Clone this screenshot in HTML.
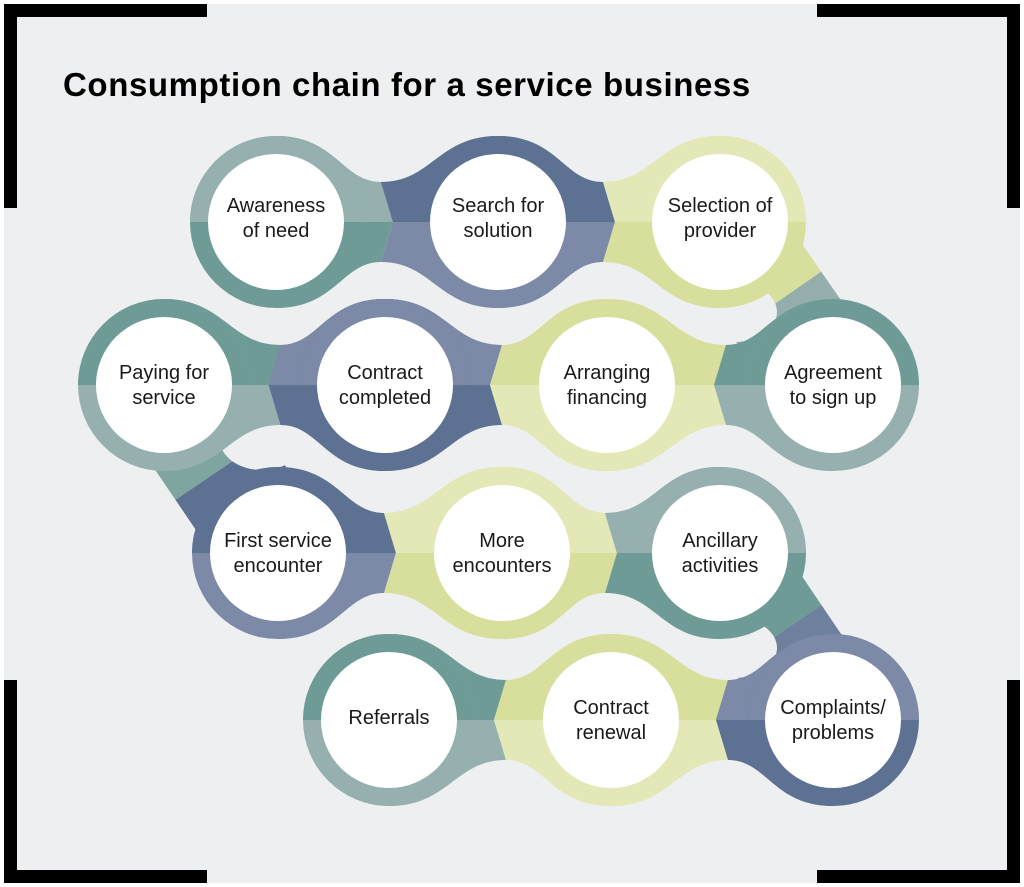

○ ○ ○

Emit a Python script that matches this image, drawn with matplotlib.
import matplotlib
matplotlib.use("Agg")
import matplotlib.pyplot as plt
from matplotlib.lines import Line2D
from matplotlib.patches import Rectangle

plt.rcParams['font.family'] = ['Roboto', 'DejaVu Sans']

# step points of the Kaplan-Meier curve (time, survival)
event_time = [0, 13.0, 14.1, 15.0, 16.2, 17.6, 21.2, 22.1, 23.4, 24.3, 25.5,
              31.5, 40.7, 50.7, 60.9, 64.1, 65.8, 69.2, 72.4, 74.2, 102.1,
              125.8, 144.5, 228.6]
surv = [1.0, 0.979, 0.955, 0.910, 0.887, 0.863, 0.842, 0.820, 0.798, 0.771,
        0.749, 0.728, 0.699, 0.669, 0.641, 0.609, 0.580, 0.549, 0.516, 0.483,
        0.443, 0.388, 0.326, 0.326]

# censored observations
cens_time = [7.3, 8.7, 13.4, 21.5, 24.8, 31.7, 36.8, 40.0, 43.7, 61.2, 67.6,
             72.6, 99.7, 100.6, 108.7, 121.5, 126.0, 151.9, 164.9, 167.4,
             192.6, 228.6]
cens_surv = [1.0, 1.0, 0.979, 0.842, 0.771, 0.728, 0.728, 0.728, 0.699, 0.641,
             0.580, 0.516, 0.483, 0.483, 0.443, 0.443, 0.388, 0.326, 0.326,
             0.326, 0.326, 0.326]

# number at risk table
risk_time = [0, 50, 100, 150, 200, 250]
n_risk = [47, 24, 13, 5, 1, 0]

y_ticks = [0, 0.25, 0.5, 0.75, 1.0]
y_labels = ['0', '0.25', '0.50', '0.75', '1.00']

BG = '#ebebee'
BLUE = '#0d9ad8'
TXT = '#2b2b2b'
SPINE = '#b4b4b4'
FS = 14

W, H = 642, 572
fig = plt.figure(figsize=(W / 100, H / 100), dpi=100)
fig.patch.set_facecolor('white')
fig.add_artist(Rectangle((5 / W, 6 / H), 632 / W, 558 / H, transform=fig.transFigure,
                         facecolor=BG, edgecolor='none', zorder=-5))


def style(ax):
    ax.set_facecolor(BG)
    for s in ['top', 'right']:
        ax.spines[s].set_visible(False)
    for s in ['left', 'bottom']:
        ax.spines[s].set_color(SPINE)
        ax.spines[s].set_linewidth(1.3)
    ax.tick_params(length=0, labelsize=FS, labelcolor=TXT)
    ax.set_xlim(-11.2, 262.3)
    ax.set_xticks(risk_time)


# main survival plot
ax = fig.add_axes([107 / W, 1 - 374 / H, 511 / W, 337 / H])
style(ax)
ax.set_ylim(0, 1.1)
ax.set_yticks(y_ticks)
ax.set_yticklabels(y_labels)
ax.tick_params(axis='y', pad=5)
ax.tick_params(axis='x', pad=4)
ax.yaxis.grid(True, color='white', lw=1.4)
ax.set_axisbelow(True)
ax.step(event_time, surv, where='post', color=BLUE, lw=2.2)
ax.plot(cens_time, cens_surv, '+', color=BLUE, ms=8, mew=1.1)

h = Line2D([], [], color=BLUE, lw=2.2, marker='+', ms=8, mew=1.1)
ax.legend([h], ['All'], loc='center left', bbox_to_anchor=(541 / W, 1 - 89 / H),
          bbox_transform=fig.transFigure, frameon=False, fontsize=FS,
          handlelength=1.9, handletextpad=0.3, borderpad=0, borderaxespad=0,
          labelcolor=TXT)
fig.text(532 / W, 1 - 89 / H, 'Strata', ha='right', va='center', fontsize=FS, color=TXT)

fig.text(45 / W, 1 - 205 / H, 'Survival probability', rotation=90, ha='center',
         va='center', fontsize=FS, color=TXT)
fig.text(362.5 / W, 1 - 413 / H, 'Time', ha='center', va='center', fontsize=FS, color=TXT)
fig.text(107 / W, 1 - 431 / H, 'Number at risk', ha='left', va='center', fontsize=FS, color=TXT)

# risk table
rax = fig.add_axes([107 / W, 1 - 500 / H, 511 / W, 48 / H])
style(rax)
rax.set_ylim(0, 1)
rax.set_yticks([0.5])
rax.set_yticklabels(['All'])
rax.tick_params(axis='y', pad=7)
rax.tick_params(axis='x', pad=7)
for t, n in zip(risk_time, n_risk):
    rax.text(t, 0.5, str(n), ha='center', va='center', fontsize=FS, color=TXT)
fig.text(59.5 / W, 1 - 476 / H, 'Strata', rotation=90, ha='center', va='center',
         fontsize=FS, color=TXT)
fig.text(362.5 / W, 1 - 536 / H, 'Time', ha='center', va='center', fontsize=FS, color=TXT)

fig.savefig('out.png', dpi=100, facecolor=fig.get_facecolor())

○ ○ ○

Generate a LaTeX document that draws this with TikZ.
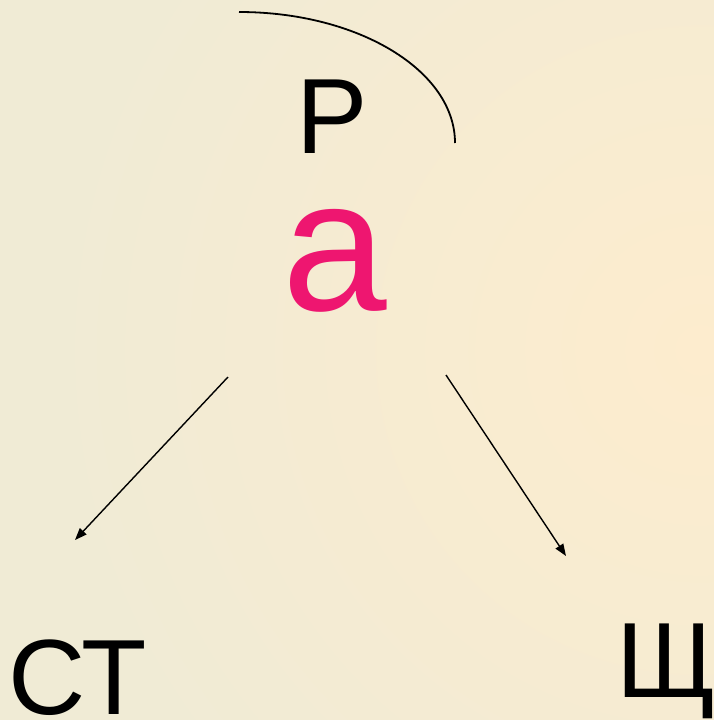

○ ○ ○

→ Instructions to follow
Extract the lines from the line with "Emit a Python" through the line with "plt.rcParams['font.family'] = ['Roboto', 'DejaVu". Keep both of those lines, copy everything exactly, and add nothing.

→ Finished task
Emit a Python script that matches this image, drawn with matplotlib.
import matplotlib
matplotlib.use("Agg")
import matplotlib.pyplot as plt
from matplotlib.lines import Line2D
from matplotlib.patches import Rectangle

plt.rcParams['font.family'] = ['Roboto', 'DejaVu Sans']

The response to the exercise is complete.